#### Dataset excerpt ####

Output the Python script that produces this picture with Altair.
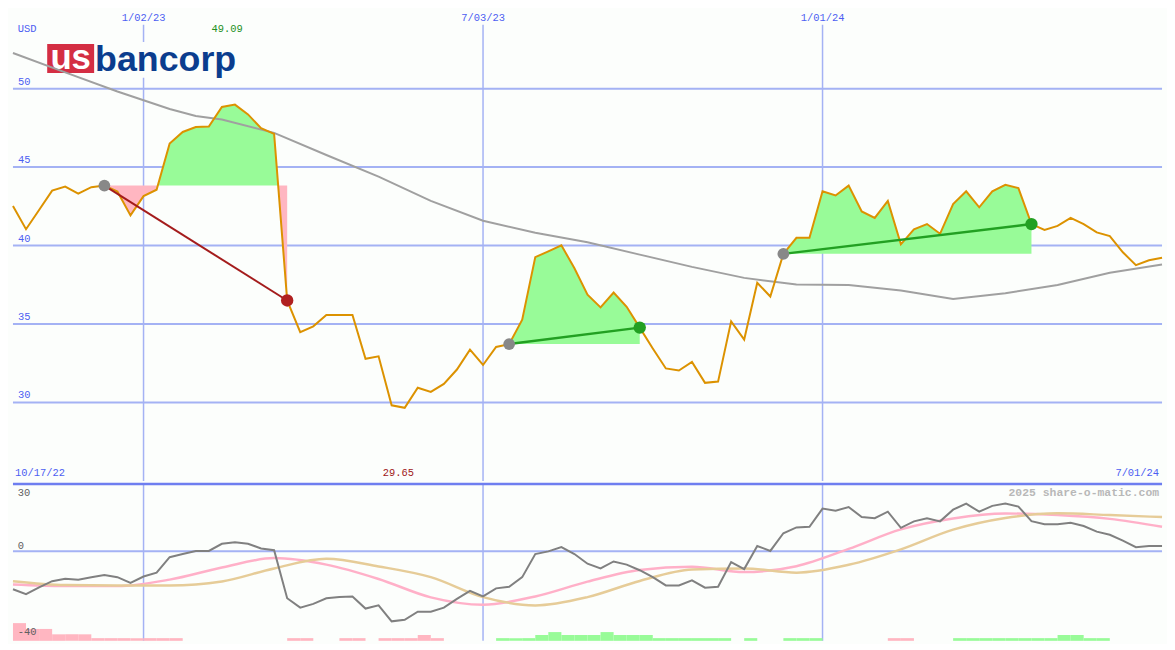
import altair as alt
import pandas as pd

# ---------------- data ----------------
weeks = list(range(89))  # weekly, week 0 = 10/24/22 ... week 88 = 7/01/24
price = [42.52, 41.04, 42.27, 43.50, 43.76, 43.31, 43.72, 43.82, 43.44, 41.92,
         43.15, 43.56, 46.50, 47.24, 47.55, 47.58, 48.83, 48.98, 48.36, 47.48,
         47.12, 36.50, 34.48, 34.85, 35.58, 35.58, 35.58, 32.78, 32.94, 29.82,
         29.66, 30.94, 30.67, 31.18, 32.10, 33.37, 32.39, 33.54, 33.72, 35.28,
         39.26, 39.63, 40.02, 38.55, 36.87, 36.06, 37.01, 36.10, 34.77, 33.44,
         32.17, 32.04, 32.58, 31.25, 31.33, 35.17, 34.01, 37.63, 36.75, 39.47,
         40.49, 40.49, 43.46, 43.19, 43.82, 42.17, 41.76, 42.84, 40.08, 41.04,
         41.37, 40.75, 42.64, 43.46, 42.44, 43.46, 43.87, 43.66, 41.37, 41.00,
         41.25, 41.76, 41.37, 40.84, 40.60, 39.57, 38.75, 39.06, 39.22]

ma_weeks = [0, 4, 8, 12, 14, 16, 20, 24, 28, 32, 36, 40, 44, 48, 52, 56, 60, 64,
            68, 72, 76, 80, 84, 88]
ma_vals = [52.27, 51.04, 49.82, 48.70, 48.26, 48.03, 47.18, 45.77, 44.39, 42.85,
           41.58, 40.82, 40.21, 39.42, 38.64, 37.94, 37.52, 37.48, 37.13, 36.59,
           36.96, 37.49, 38.27, 38.79]

osc = [-17.0, -19.2, -16.2, -13.4, -12.3, -12.7, -11.6, -10.6, -11.6, -14.2,
       -11.3, -9.6, -2.7, -1.3, 0.1, 0.1, 3.3, 4.0, 3.3, 1.2,
       0.4, -21.0, -25.2, -23.5, -21.0, -20.5, -20.2, -25.6, -24.2, -31.3,
       -30.6, -27.0, -27.0, -25.2, -21.3, -17.7, -20.2, -16.6, -15.9, -11.6,
       -1.3, -0.1, 1.8, -1.3, -5.6, -7.7, -4.6, -6.0, -8.5, -11.6,
       -15.3, -15.3, -13.0, -16.3, -15.9, -4.9, -8.0, 2.3, 0.1, 8.0,
       10.6, 10.9, 19.0, 18.0, 19.7, 15.2, 14.7, 17.6, 10.4, 13.3,
       14.7, 13.3, 18.5, 21.2, 17.6, 20.2, 21.2, 19.9, 13.4, 12.0,
       12.0, 12.7, 11.2, 8.7, 7.3, 4.7, 1.8, 2.3, 2.3]

sig_weeks = [0, 4, 8, 12, 16, 20, 24, 28, 32, 36, 40, 44, 48, 52, 56, 60, 64, 68,
             72, 76, 80, 84, 88]
pink_sig = [-14.9, -15.6, -15.6, -12.7, -7.3, -3.1, -6.0, -12.4, -20.6, -23.9,
            -20.2, -13.6, -8.4, -7.0, -9.3, -6.7, 1.0, 9.7, 14.6, 16.8,
            16.1, 14.4, 10.9]
tan_sig = [-13.4, -15.1, -15.3, -15.3, -13.5, -7.7, -3.4, -6.8, -11.6, -20.5,
           -24.2, -20.5, -13.3, -8.2, -7.7, -9.6, -6.1, 0.8, 9.6, 14.8,
           16.9, 16.1, 15.2]

hist = ([-7.9, -5.3, -5.3, -2.9, -2.9, -2.9] + [-1.2] * 7 + [0] * 8 +
        [-1.2, -1.2, 0, 0, -1.2, -1.2, 0, -1.2, -1.2, -1.2, -2.6, -1.2] + [0] * 4 +
        [1.2, 1.2, 1.2, 2.6, 3.9, 2.6, 2.6, 2.6, 3.9, 2.6, 2.6, 2.6] + [1.2] * 6 +
        [0, 1.2, 0, 0, 1.2, 1.2, 1.2] + [0] * 5 + [-1.2, -1.2, 0, 0, 0] + [1.2] * 8 +
        [2.6, 2.6, 1.2, 1.2] + [0] * 4)

entry_weeks = [7, 38, 59]
exit_weeks = [21, 48, 78]
trade_win = [False, True, True]

price_ticks = [50, 45, 40, 35, 30]
date_weeks = [10, 36, 62]
date_labels = ["1/02/23", "7/03/23", "1/01/24"]

# ---------------- styling ----------------
W, H1, H2 = 1157, 474, 158
SX, SY1, SY2 = W / 1175, H1 / 487, H2 / 163
BG = "#fcfefc"
GRID = "#a4b2f4"
SEP = "#6e7ef0"
LBL = "#4d5ef2"
ORANGE = "#dc9200"
MAGRAY = "#a0a0a0"
GREENF = "#98fb98"
PINKF = "#ffb6c1"
GREENL = "#22a022"
REDL = "#a41c1c"
MONO = "Liberation Mono"
FS = 10.5

X = alt.Scale(domain=[0, 88], nice=False, zero=False)
YT = alt.Scale(domain=[25, 55], nice=False, zero=False)
YB = alt.Scale(domain=[-40, 30], nice=False, zero=False)


def xq(f):
    return alt.X(f, type="quantitative", scale=X, axis=None)


def yt(f):
    return alt.Y(f, type="quantitative", scale=YT, axis=None)


def yb(f):
    return alt.Y(f, type="quantitative", scale=YB, axis=None)


one = pd.DataFrame({"a": [0]})

# ---------------- tables ----------------
price_df = pd.DataFrame({"w": weeks, "p": price})
ma_df = pd.DataFrame({"w": ma_weeks, "v": ma_vals})
osc_df = pd.DataFrame({"w": weeks, "v": osc})
sig_df = pd.DataFrame({"w": sig_weeks, "pink": pink_sig, "tan": tan_sig})
hist_df = pd.DataFrame({"w": list(range(len(hist))), "h": hist})
hist_df["w2"] = hist_df["w"] + 1
hist_df["base"] = -40.0
hist_df["top"] = -40.0 + hist_df["h"].abs()
tick_df = pd.DataFrame({"v": price_ticks, "t": [str(t) for t in price_ticks]})
date_df = pd.DataFrame({"w": date_weeks, "t": date_labels})

rows = []
for t, (e, x) in enumerate(zip(entry_weeks, exit_weeks)):
    L = price[e]
    pts = []
    for w in range(e, x + 1):
        if w > e:
            p0, p1 = price[w - 1], price[w]
            if (p0 - L) * (p1 - L) < 0:
                f = (L - p0) / (p1 - p0)
                pts.append((w - 1 + f, L))
        pts.append((w, price[w]))
    for xx, pp in pts:
        rows.append({"trade": t, "w": xx, "up": max(pp, L), "dn": min(pp, L), "L": L})
fill_df = pd.DataFrame(rows)

tl_rows = []
for t, (e, x) in enumerate(zip(entry_weeks, exit_weeks)):
    for w in (e, x):
        tl_rows.append({"trade": t, "w": w, "p": price[w], "win": trade_win[t]})
tl_df = pd.DataFrame(tl_rows)
entry_df = pd.DataFrame({"w": entry_weeks, "p": [price[e] for e in entry_weeks]})
exit_df = pd.DataFrame({"w": exit_weeks, "p": [price[x] for x in exit_weeks],
                        "win": trade_win})

# ---------------- top panel ----------------
hgrid = alt.Chart(tick_df).mark_rule(color=GRID, strokeWidth=2).encode(y=yt("v"))
vgrid = alt.Chart(date_df).mark_rule(color=GRID, strokeWidth=1.5).encode(
    x=xq("w"), y=alt.value(15 * SY1), y2=alt.value(H1))
tick_txt = alt.Chart(tick_df).mark_text(
    align="left", baseline="bottom", dy=-2, font=MONO, fontSize=FS, color=LBL
).encode(x=alt.value(5), y=yt("v"), text="t:N")
date_txt = alt.Chart(date_df).mark_text(
    align="center", baseline="middle", font=MONO, fontSize=FS, color=LBL
).encode(x=xq("w"), y=alt.value(8 * SY1), text="t:N")

logo_bg = alt.Chart(one).mark_rect(color=BG).encode(
    x=alt.value(33 * SX), x2=alt.value(237 * SX), y=alt.value(33 * SY1), y2=alt.value(70 * SY1))
logo_red = alt.Chart(one).mark_rect(color="#d42e43").encode(
    x=alt.value(35 * SX), x2=alt.value(83 * SX), y=alt.value(35 * SY1), y2=alt.value(65 * SY1))
logo_us = alt.Chart(one).mark_text(
    text="us", align="center", baseline="alphabetic", font="Liberation Sans",
    fontWeight="bold", fontSize=35, color="white").encode(
    x=alt.value(59 * SX), y=alt.value(61 * SY1))
logo_b = alt.Chart(one).mark_text(
    text="bancorp", align="left", baseline="alphabetic", font="Liberation Sans",
    fontWeight="bold", fontSize=36, color="#0b3d8e").encode(
    x=alt.value(84 * SX), y=alt.value(63 * SY1))

fill_g = alt.Chart(fill_df).mark_area(color=GREENF, opacity=1).encode(
    x=xq("w"), y=alt.Y("up:Q", scale=YT, axis=None, stack=None), y2="L:Q",
    detail="trade:N")
fill_p = alt.Chart(fill_df).mark_area(color=PINKF, opacity=1).encode(
    x=xq("w"), y=alt.Y("dn:Q", scale=YT, axis=None, stack=None), y2="L:Q",
    detail="trade:N")

ma_line = alt.Chart(ma_df).mark_line(color=MAGRAY, strokeWidth=2).encode(
    x=xq("w"), y=yt("v"))
price_line = alt.Chart(price_df).mark_line(color=ORANGE, strokeWidth=2).encode(
    x=xq("w"), y=yt("p"))

tl_win = alt.Chart(tl_df).transform_filter("datum.win").mark_line(
    color=GREENL, strokeWidth=2.5).encode(x=xq("w"), y=yt("p"), detail="trade:N")
tl_loss = alt.Chart(tl_df).transform_filter("!datum.win").mark_line(
    color=REDL, strokeWidth=2).encode(x=xq("w"), y=yt("p"), detail="trade:N")

m_entry = alt.Chart(entry_df).mark_circle(color="#888888", size=140, opacity=1).encode(
    x=xq("w"), y=yt("p"))
m_exit_w = alt.Chart(exit_df).transform_filter("datum.win").mark_circle(
    color=GREENL, size=155, opacity=1).encode(x=xq("w"), y=yt("p"))
m_exit_l = alt.Chart(exit_df).transform_filter("!datum.win").mark_circle(
    color="#b02020", size=155, opacity=1).encode(x=xq("w"), y=yt("p"))

def ptext(txt, x, y, color, align="left"):
    return alt.Chart(one).mark_text(
        text=txt, align=align, baseline="middle", font=MONO, fontSize=FS, color=color
    ).encode(x=alt.value(x), y=alt.value(y))

t_usd = ptext("USD", 5 * SX, 20 * SY1, LBL)
t_max = ptext("49.09", 219 * SX, 20 * SY1, "#239023", "center")
t_start = ptext("10/17/22", 2 * SX, 479 * SY1, LBL)
t_min = ptext("29.65", 394 * SX, 479 * SY1, "#a01818", "center")
t_end = ptext("7/01/24", 1172 * SX, 479 * SY1, LBL, "right")

top = alt.layer(
    hgrid, vgrid, logo_bg, logo_red, logo_us, logo_b,
    fill_g, fill_p, ma_line, price_line, tl_loss, tl_win,
    m_entry, m_exit_l, m_exit_w,
    tick_txt, date_txt, t_usd, t_max, t_start, t_min, t_end
).properties(width=W, height=H1)

# ---------------- bottom panel ----------------
b_vgrid = alt.Chart(date_df).mark_rule(color=GRID, strokeWidth=1.5).encode(
    x=xq("w"), y=alt.value(0), y2=alt.value(H2))
zero_df = pd.DataFrame({"v": [0]})
b_zero = alt.Chart(zero_df).mark_rule(color=GRID, strokeWidth=2).encode(y=yb("v"))
b_sep = alt.Chart(one).mark_rule(color=SEP, strokeWidth=2.5).encode(
    x=alt.value(0), x2=alt.value(W), y=alt.value(0))

bars_g = alt.Chart(hist_df).transform_filter("datum.h > 0").mark_rect(color=GREENF).encode(
    x=xq("w"), x2="w2:Q", y=yb("base"), y2="top:Q")
bars_p = alt.Chart(hist_df).transform_filter("datum.h < 0").mark_rect(color=PINKF).encode(
    x=xq("w"), x2="w2:Q", y=yb("base"), y2="top:Q")

pink_line = alt.Chart(sig_df).mark_line(color="#ffb0c8", strokeWidth=2.5,
                                        interpolate="monotone").encode(x=xq("w"), y=yb("pink"))
tan_line = alt.Chart(sig_df).mark_line(color="#e6cc98", strokeWidth=2.5,
                                       interpolate="monotone").encode(x=xq("w"), y=yb("tan"))
osc_line = alt.Chart(osc_df).mark_line(color="#808080", strokeWidth=2).encode(
    x=xq("w"), y=yb("v"))

def btext(txt, x, y, color="#606060", align="left", size=FS, weight="normal"):
    return alt.Chart(one).mark_text(
        text=txt, align=align, baseline="middle", font=MONO, fontSize=size,
        fontWeight=weight, color=color).encode(x=alt.value(x), y=alt.value(y))

b30 = btext("30", 5 * SX, 9 * SY2)
b0 = btext("0", 5 * SX, 64 * SY2)
b40 = btext("-40", 5 * SX, 154 * SY2)
wm = btext("2025 share-o-matic.com", 1172 * SX, 9 * SY2, "#b8b8b8", "right", 11.5, "bold")

bottom = alt.layer(
    b_vgrid, b_zero, bars_p, bars_g, pink_line, tan_line, osc_line, b_sep,
    b30, b0, b40, wm
).properties(width=W, height=H2)

chart = alt.vconcat(top, bottom, spacing=0).resolve_scale(
    x="independent", y="independent"
).properties(padding=0).configure(background=BG).configure_view(
    stroke="transparent", strokeWidth=0)

chart.save("out.html", embed_options={"renderer": "svg", "actions": False})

####

■ What you have to do:
Please reproduce the listing exactly from its opening line through the line that contains "41.25, 41.76, 41.37, 40.84, 40.60, 39.57, 38.75, 39.06, 39.22]", both included, with all pictures omitted.

■ Output for this task:
Output the Python script that produces this picture with Altair.
import altair as alt
import pandas as pd

# ---------------- data ----------------
weeks = list(range(89))  # weekly, week 0 = 10/24/22 ... week 88 = 7/01/24
price = [42.52, 41.04, 42.27, 43.50, 43.76, 43.31, 43.72, 43.82, 43.44, 41.92,
         43.15, 43.56, 46.50, 47.24, 47.55, 47.58, 48.83, 48.98, 48.36, 47.48,
         47.12, 36.50, 34.48, 34.85, 35.58, 35.58, 35.58, 32.78, 32.94, 29.82,
         29.66, 30.94, 30.67, 31.18, 32.10, 33.37, 32.39, 33.54, 33.72, 35.28,
         39.26, 39.63, 40.02, 38.55, 36.87, 36.06, 37.01, 36.10, 34.77, 33.44,
         32.17, 32.04, 32.58, 31.25, 31.33, 35.17, 34.01, 37.63, 36.75, 39.47,
         40.49, 40.49, 43.46, 43.19, 43.82, 42.17, 41.76, 42.84, 40.08, 41.04,
         41.37, 40.75, 42.64, 43.46, 42.44, 43.46, 43.87, 43.66, 41.37, 41.00,
         41.25, 41.76, 41.37, 40.84, 40.60, 39.57, 38.75, 39.06, 39.22]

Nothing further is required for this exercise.